5-Au delà de l’idée que l’art dépasse les genres et catégories, que pensez-vous des nouveaux champs de l’art numérique? Comment voyez vous ce genre art numérique ? Pour vous c’est quoi les différences entre
art numérique, art électronique, net art, création multimédia, art sonore, etc? Quelles conséquences ce genre de catégorisation amènent dans votre approche de l’art et de la création?

Il m’est toujours difficile de répondre à ce genre de questions.

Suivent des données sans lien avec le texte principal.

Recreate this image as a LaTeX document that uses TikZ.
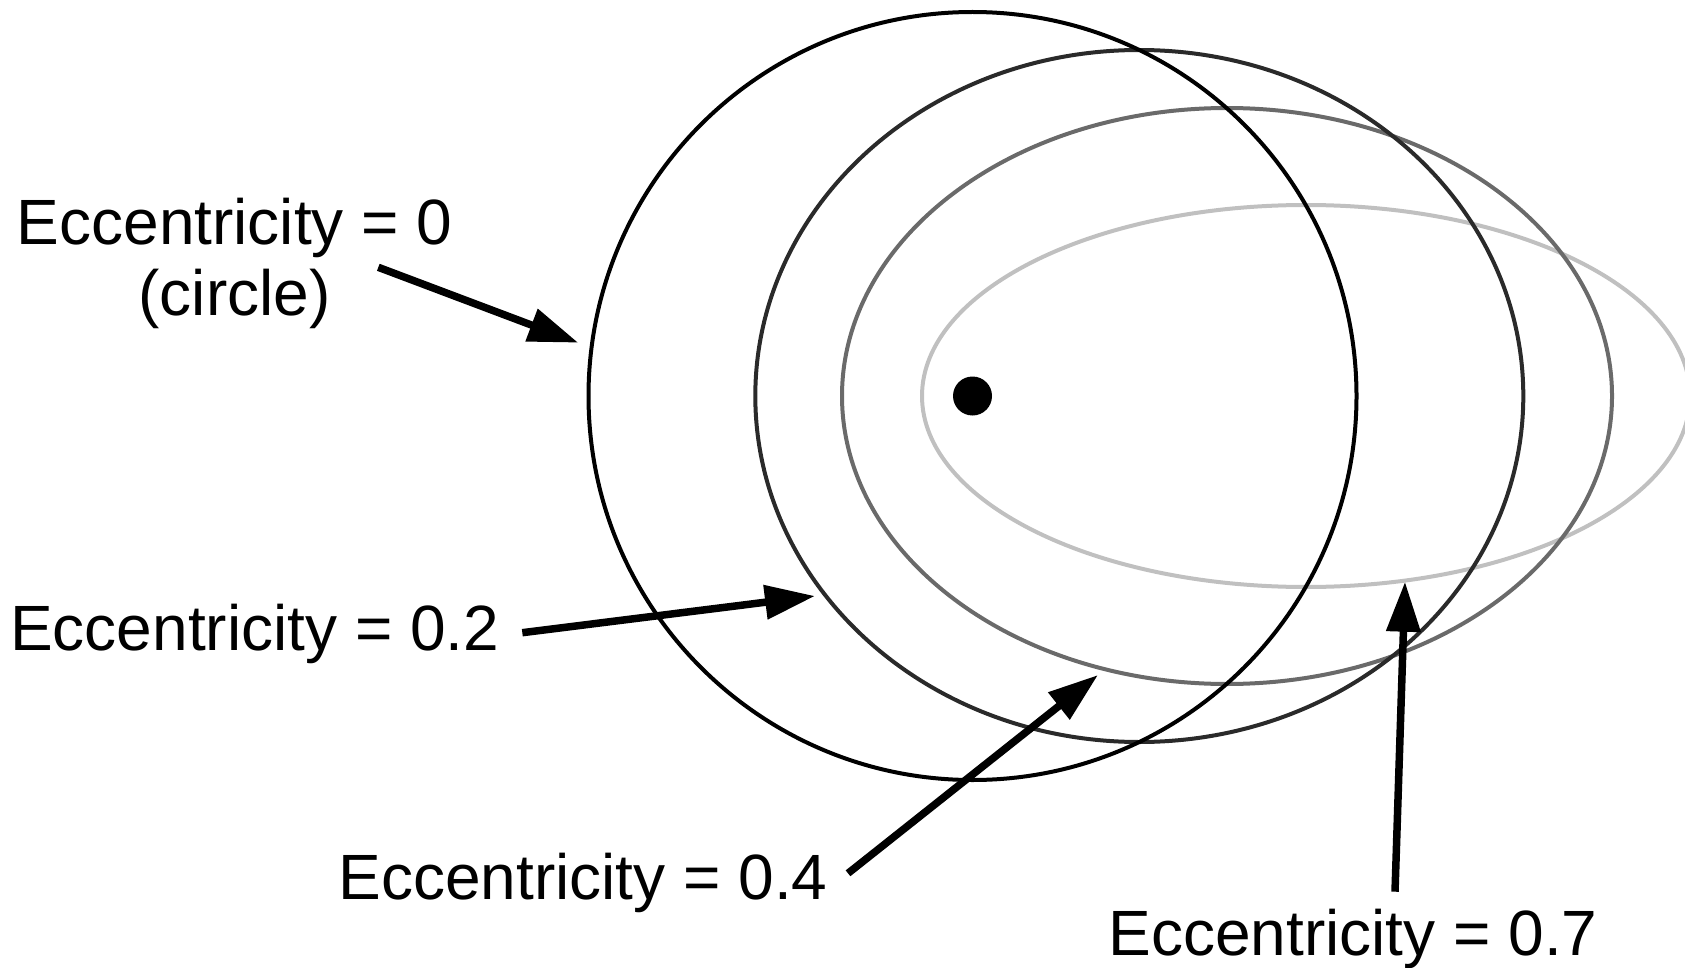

Art numérique, outil numérique, esthétique, dispositif, processus… ? Le cloisonnement entre arts visuels, numériques, sonores, culinaires… m’indispose et me gêne franchement aux entournures. Je m’y sens à l’étroit, tiraillé entre des dedans-dehors, en marge, ou dans d’inconfortables entre-deux. Bien sûr, il faut parfois nommer. Nommer, c’est faire exister dit-on dans des textes cosmogoniques. Mais nommer c’est aussi catégoriser, cloisonner, c’est donc étouffer un peu. Où s’arrête et où commencent les arts numériques, sonores ? L’art numérique peut-il être (aussi) art sonore, et vice et versa ? Je ne me soucie à vrai dire assez peu, ou de moins en moins, de ces genres et dénominations. C’est le terrain, le contexte qui parlent et décident le plus souvent (et parfois les moyens de faire. Untel lieu est-il plus propice, plus favorable à tel ou tel autre dispositif, électroacoustique ou mécanique, purement éolien ou traité via de puissants logiciels en temps réel…? Si je reviens parfois à la catégorisation, c’est pour savoir dans quelle ligne, dans quelle rubrique, dispositif, je vais faire entrer l’écriture de mon projet pour aller chercher des (trop rares) aides financières. Bon certes, j’exagère un brin, mais certainement dans le but d’affirmer ma méfiance, ma défiance, envers des boites trop fermées, compartimentées, étanches.
Sinon, je pense que le terme de transmédialité, apparu dans les années 80 autour d’écritures en recherche de nouveaux processus narratifs, est plus en adéquation avec l’arrivée de nouvelles technologies. Il me satisferait d’avantage, par l’ouverture qu’il laisse à une création construite sur une constante et féconde hybridation.
Dans mon travail, je pratique un fréquent « mélange des genres ». Sons, arts plastiques, architecture, design, numérique, analogique, électroacoustique, acoustique… tout ce qui peut servir à un projet est convoqué, selon le lieu et le moment. Je n’est bien sûr pas toutes les compétences, et même loin de là, pour maîtriser ces différents champs, pratiques et technologies. Et c’est bien là l’occasion idéale pour faire de nouvelles rencontres, constituer des équipes transdisciplinaires, rechercher des compares qui amèneront du sang neuf, et de l’eau au moulin.